[BEGIN]
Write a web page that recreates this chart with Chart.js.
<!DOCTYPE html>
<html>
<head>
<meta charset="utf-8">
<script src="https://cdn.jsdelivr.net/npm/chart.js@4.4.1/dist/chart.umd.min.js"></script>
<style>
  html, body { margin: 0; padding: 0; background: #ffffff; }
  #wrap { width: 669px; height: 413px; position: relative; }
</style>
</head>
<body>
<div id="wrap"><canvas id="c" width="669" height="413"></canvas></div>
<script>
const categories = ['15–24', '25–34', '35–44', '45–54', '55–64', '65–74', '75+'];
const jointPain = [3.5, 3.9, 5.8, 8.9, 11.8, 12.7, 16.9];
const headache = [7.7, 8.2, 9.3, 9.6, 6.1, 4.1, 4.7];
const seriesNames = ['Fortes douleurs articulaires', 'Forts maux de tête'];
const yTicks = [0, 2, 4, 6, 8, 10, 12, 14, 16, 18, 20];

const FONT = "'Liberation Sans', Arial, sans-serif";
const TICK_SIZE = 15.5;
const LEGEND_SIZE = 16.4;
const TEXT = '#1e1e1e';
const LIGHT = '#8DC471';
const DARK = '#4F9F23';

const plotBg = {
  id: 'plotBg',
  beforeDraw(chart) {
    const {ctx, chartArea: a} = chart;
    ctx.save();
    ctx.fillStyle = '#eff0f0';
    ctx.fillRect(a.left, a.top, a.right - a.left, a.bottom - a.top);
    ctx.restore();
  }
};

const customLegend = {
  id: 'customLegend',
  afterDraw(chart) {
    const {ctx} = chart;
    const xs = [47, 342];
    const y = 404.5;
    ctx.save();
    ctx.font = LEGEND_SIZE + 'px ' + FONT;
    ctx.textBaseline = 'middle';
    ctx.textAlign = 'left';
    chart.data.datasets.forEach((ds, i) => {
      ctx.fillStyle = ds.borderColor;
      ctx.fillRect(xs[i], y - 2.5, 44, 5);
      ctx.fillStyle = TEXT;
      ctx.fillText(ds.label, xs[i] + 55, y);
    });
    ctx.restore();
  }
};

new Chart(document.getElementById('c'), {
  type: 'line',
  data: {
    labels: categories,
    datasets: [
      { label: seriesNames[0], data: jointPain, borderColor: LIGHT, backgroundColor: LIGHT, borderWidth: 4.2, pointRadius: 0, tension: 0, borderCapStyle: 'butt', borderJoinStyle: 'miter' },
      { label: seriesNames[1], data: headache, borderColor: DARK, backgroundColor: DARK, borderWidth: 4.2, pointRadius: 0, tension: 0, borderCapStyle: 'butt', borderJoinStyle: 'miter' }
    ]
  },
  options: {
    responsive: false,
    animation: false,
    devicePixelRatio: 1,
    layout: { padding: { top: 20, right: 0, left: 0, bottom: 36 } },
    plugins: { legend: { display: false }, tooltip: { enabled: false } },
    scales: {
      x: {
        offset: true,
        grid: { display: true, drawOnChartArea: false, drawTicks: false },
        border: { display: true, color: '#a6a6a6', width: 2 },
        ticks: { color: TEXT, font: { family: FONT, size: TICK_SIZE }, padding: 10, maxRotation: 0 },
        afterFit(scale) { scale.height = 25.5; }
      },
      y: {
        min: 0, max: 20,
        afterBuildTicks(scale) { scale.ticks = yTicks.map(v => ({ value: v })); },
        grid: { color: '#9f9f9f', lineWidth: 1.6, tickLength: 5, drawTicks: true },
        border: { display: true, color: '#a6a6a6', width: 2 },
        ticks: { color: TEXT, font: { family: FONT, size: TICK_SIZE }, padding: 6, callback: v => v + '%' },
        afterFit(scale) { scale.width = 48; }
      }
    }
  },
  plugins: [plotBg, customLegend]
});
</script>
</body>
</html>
[END]
WORK TO DO :: Return the listing above in full, character for character.

TASK RESULT ::
Write a web page that recreates this chart with Chart.js.
<!DOCTYPE html>
<html>
<head>
<meta charset="utf-8">
<script src="https://cdn.jsdelivr.net/npm/chart.js@4.4.1/dist/chart.umd.min.js"></script>
<style>
  html, body { margin: 0; padding: 0; background: #ffffff; }
  #wrap { width: 669px; height: 413px; position: relative; }
</style>
</head>
<body>
<div id="wrap"><canvas id="c" width="669" height="413"></canvas></div>
<script>
const categories = ['15–24', '25–34', '35–44', '45–54', '55–64', '65–74', '75+'];
const jointPain = [3.5, 3.9, 5.8, 8.9, 11.8, 12.7, 16.9];
const headache = [7.7, 8.2, 9.3, 9.6, 6.1, 4.1, 4.7];
const seriesNames = ['Fortes douleurs articulaires', 'Forts maux de tête'];
const yTicks = [0, 2, 4, 6, 8, 10, 12, 14, 16, 18, 20];

const FONT = "'Liberation Sans', Arial, sans-serif";
const TICK_SIZE = 15.5;
const LEGEND_SIZE = 16.4;
const TEXT = '#1e1e1e';
const LIGHT = '#8DC471';
const DARK = '#4F9F23';

const plotBg = {
  id: 'plotBg',
  beforeDraw(chart) {
    const {ctx, chartArea: a} = chart;
    ctx.save();
    ctx.fillStyle = '#eff0f0';
    ctx.fillRect(a.left, a.top, a.right - a.left, a.bottom - a.top);
    ctx.restore();
  }
};

const customLegend = {
  id: 'customLegend',
  afterDraw(chart) {
    const {ctx} = chart;
    const xs = [47, 342];
    const y = 404.5;
    ctx.save();
    ctx.font = LEGEND_SIZE + 'px ' + FONT;
    ctx.textBaseline = 'middle';
    ctx.textAlign = 'left';
    chart.data.datasets.forEach((ds, i) => {
      ctx.fillStyle = ds.borderColor;
      ctx.fillRect(xs[i], y - 2.5, 44, 5);
      ctx.fillStyle = TEXT;
      ctx.fillText(ds.label, xs[i] + 55, y);
    });
    ctx.restore();
  }
};

new Chart(document.getElementById('c'), {
  type: 'line',
  data: {
    labels: categories,
    datasets: [
      { label: seriesNames[0], data: jointPain, borderColor: LIGHT, backgroundColor: LIGHT, borderWidth: 4.2, pointRadius: 0, tension: 0, borderCapStyle: 'butt', borderJoinStyle: 'miter' },
      { label: seriesNames[1], data: headache, borderColor: DARK, backgroundColor: DARK, borderWidth: 4.2, pointRadius: 0, tension: 0, borderCapStyle: 'butt', borderJoinStyle: 'miter' }
    ]
  },
  options: {
    responsive: false,
    animation: false,
    devicePixelRatio: 1,
    layout: { padding: { top: 20, right: 0, left: 0, bottom: 36 } },
    plugins: { legend: { display: false }, tooltip: { enabled: false } },
    scales: {
      x: {
        offset: true,
        grid: { display: true, drawOnChartArea: false, drawTicks: false },
        border: { display: true, color: '#a6a6a6', width: 2 },
        ticks: { color: TEXT, font: { family: FONT, size: TICK_SIZE }, padding: 10, maxRotation: 0 },
        afterFit(scale) { scale.height = 25.5; }
      },
      y: {
        min: 0, max: 20,
        afterBuildTicks(scale) { scale.ticks = yTicks.map(v => ({ value: v })); },
        grid: { color: '#9f9f9f', lineWidth: 1.6, tickLength: 5, drawTicks: true },
        border: { display: true, color: '#a6a6a6', width: 2 },
        ticks: { color: TEXT, font: { family: FONT, size: TICK_SIZE }, padding: 6, callback: v => v + '%' },
        afterFit(scale) { scale.width = 48; }
      }
    }
  },
  plugins: [plotBg, customLegend]
});
</script>
</body>
</html>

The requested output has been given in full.